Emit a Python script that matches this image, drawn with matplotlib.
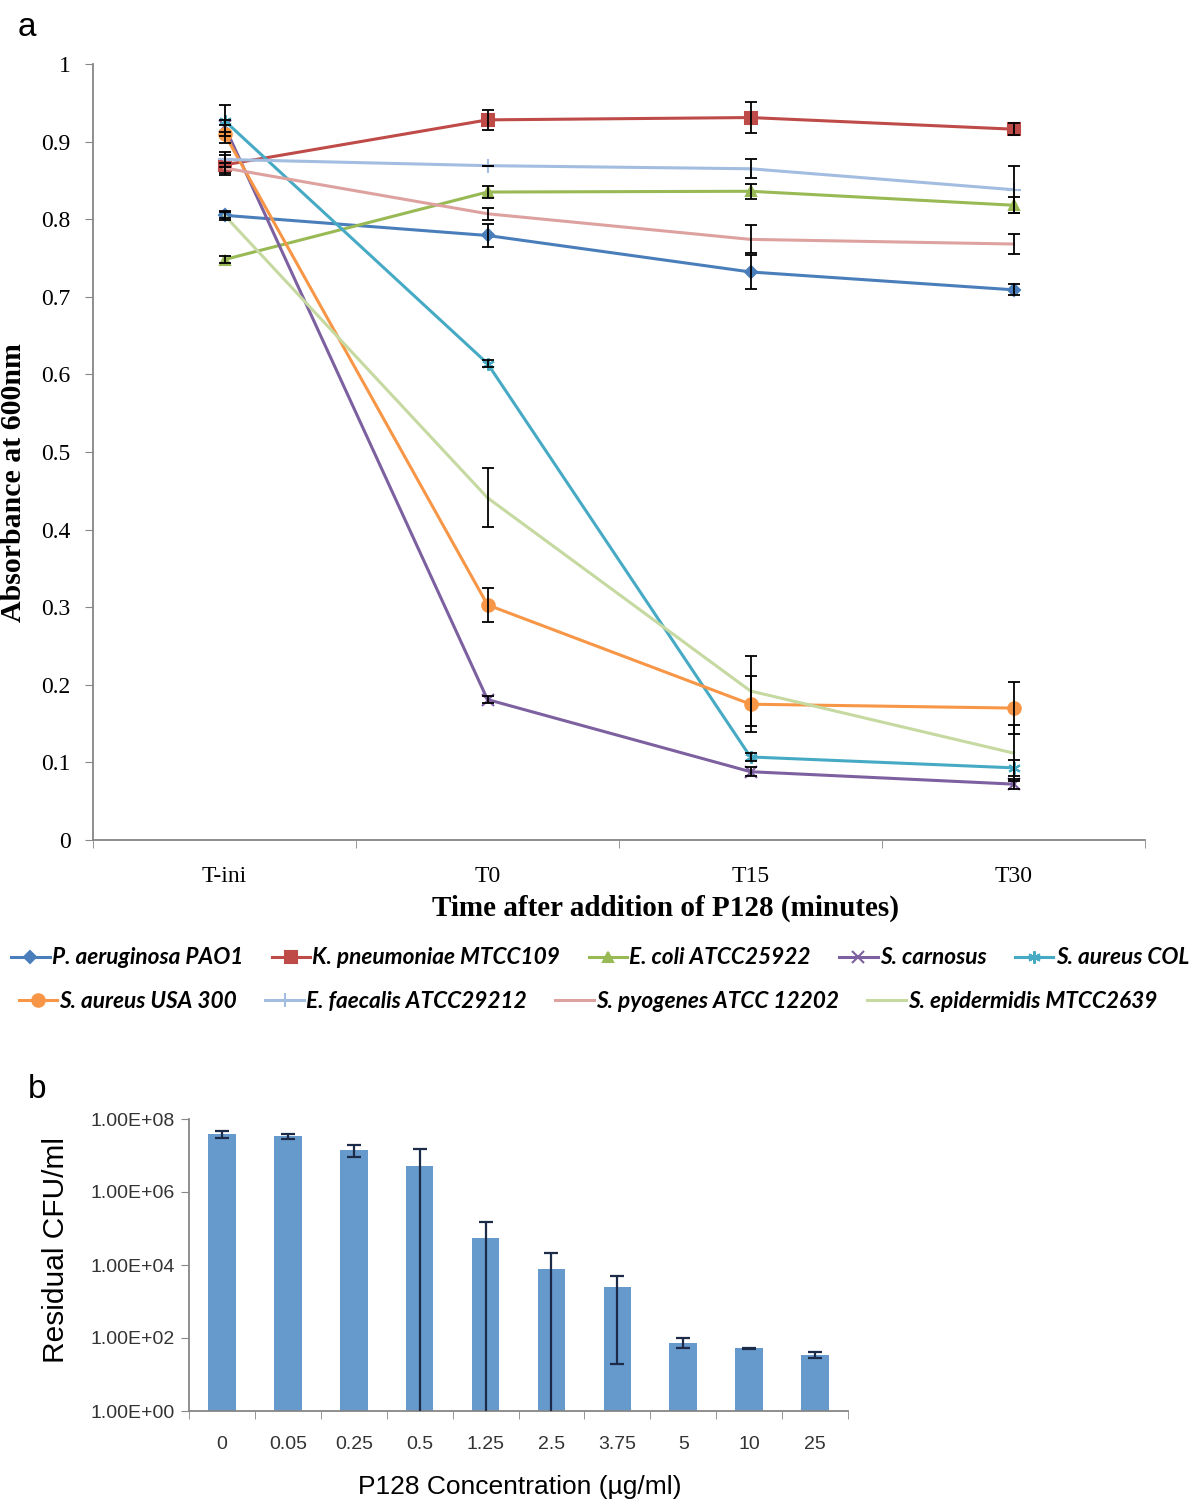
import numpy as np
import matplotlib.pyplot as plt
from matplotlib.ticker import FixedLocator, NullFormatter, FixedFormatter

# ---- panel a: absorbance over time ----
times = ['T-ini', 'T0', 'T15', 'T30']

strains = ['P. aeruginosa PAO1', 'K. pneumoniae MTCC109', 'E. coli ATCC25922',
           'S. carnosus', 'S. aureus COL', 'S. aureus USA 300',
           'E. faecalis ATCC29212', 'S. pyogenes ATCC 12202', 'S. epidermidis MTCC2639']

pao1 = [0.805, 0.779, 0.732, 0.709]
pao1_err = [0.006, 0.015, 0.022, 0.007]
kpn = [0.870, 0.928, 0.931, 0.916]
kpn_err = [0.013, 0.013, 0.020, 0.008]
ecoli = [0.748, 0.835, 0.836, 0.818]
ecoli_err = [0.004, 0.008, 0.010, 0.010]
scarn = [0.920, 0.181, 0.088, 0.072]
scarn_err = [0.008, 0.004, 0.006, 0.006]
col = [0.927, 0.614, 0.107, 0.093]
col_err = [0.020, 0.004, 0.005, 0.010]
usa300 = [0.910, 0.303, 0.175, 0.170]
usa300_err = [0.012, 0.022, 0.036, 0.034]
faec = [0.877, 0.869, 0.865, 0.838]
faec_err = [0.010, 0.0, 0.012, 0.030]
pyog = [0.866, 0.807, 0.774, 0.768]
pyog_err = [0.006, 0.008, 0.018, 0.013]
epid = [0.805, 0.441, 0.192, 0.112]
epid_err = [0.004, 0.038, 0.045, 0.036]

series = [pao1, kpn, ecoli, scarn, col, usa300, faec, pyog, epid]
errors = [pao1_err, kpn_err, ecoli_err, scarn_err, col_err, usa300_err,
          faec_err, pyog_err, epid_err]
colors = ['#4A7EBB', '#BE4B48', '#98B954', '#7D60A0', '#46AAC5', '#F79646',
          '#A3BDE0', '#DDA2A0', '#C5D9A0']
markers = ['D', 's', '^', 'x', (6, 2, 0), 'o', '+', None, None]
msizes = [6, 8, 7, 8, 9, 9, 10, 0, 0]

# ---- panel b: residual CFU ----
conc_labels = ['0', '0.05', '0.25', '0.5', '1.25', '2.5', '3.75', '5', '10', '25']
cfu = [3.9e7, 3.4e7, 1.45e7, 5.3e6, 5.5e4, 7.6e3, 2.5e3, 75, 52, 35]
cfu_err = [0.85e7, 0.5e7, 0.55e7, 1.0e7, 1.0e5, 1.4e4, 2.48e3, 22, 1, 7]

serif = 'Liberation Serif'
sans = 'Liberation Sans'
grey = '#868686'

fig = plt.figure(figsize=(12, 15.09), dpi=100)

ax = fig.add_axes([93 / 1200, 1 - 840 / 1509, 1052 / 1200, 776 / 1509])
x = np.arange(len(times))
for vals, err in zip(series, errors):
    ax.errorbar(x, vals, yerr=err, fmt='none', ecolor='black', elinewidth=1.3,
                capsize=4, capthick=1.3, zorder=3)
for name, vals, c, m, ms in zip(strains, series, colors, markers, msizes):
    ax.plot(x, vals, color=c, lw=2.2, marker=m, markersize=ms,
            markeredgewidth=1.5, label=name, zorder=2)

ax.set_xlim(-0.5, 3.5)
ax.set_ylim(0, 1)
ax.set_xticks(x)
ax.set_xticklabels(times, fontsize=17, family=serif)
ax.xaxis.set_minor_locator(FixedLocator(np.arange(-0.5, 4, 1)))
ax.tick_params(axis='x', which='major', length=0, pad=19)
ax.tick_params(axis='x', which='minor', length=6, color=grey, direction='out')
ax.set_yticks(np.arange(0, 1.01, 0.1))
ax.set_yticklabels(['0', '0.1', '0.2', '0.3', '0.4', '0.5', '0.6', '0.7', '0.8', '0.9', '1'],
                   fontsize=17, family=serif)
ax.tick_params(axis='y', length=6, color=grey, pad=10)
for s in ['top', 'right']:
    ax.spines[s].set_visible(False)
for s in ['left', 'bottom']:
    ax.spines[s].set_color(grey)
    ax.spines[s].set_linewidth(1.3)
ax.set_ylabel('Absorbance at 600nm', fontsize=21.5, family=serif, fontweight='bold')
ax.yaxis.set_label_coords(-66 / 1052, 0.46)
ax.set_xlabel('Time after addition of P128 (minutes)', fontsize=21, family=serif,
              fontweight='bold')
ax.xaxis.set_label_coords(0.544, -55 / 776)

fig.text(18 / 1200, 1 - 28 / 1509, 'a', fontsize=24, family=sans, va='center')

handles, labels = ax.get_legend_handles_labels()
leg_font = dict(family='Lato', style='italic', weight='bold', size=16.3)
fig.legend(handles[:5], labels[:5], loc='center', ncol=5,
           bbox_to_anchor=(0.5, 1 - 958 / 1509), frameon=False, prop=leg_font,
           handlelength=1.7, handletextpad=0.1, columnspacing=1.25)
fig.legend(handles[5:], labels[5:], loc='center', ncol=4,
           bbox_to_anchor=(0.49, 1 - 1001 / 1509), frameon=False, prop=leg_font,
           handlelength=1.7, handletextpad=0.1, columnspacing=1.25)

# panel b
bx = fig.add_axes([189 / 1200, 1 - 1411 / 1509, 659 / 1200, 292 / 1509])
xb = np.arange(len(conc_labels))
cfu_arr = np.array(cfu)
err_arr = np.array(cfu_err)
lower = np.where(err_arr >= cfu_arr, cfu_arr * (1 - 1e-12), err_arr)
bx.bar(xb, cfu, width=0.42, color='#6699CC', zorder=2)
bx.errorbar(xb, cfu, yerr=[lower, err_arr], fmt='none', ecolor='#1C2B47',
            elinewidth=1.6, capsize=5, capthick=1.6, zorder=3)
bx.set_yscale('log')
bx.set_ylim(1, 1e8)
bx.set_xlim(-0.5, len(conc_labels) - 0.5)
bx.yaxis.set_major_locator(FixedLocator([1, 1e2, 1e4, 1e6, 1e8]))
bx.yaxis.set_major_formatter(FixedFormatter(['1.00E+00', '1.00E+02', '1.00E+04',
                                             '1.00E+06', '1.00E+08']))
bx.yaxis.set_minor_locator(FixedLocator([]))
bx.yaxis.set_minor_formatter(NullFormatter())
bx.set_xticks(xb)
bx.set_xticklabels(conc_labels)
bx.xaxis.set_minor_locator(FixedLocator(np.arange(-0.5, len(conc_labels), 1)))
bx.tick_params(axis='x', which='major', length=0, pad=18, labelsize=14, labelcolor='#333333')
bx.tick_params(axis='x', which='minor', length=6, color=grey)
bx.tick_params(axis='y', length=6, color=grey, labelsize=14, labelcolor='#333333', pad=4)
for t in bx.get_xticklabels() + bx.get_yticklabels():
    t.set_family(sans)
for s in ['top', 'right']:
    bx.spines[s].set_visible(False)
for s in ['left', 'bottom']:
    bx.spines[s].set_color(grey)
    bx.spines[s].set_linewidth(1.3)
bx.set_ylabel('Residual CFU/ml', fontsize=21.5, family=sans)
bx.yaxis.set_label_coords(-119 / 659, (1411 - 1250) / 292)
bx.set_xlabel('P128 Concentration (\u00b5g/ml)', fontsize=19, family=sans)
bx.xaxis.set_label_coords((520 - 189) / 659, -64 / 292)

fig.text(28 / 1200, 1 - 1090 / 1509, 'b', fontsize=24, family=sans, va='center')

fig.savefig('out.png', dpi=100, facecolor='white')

══════════════════════════════

_What you have to do_:
Pictures are excluded: retype only the lines from the beginning of the listing above through the line with "epid_err = [0.004, 0.038, 0.045, 0.036]", both included.

_Finished answer_:
Emit a Python script that matches this image, drawn with matplotlib.
import numpy as np
import matplotlib.pyplot as plt
from matplotlib.ticker import FixedLocator, NullFormatter, FixedFormatter

# ---- panel a: absorbance over time ----
times = ['T-ini', 'T0', 'T15', 'T30']

strains = ['P. aeruginosa PAO1', 'K. pneumoniae MTCC109', 'E. coli ATCC25922',
           'S. carnosus', 'S. aureus COL', 'S. aureus USA 300',
           'E. faecalis ATCC29212', 'S. pyogenes ATCC 12202', 'S. epidermidis MTCC2639']

pao1 = [0.805, 0.779, 0.732, 0.709]
pao1_err = [0.006, 0.015, 0.022, 0.007]
kpn = [0.870, 0.928, 0.931, 0.916]
kpn_err = [0.013, 0.013, 0.020, 0.008]
ecoli = [0.748, 0.835, 0.836, 0.818]
ecoli_err = [0.004, 0.008, 0.010, 0.010]
scarn = [0.920, 0.181, 0.088, 0.072]
scarn_err = [0.008, 0.004, 0.006, 0.006]
col = [0.927, 0.614, 0.107, 0.093]
col_err = [0.020, 0.004, 0.005, 0.010]
usa300 = [0.910, 0.303, 0.175, 0.170]
usa300_err = [0.012, 0.022, 0.036, 0.034]
faec = [0.877, 0.869, 0.865, 0.838]
faec_err = [0.010, 0.0, 0.012, 0.030]
pyog = [0.866, 0.807, 0.774, 0.768]
pyog_err = [0.006, 0.008, 0.018, 0.013]
epid = [0.805, 0.441, 0.192, 0.112]
epid_err = [0.004, 0.038, 0.045, 0.036]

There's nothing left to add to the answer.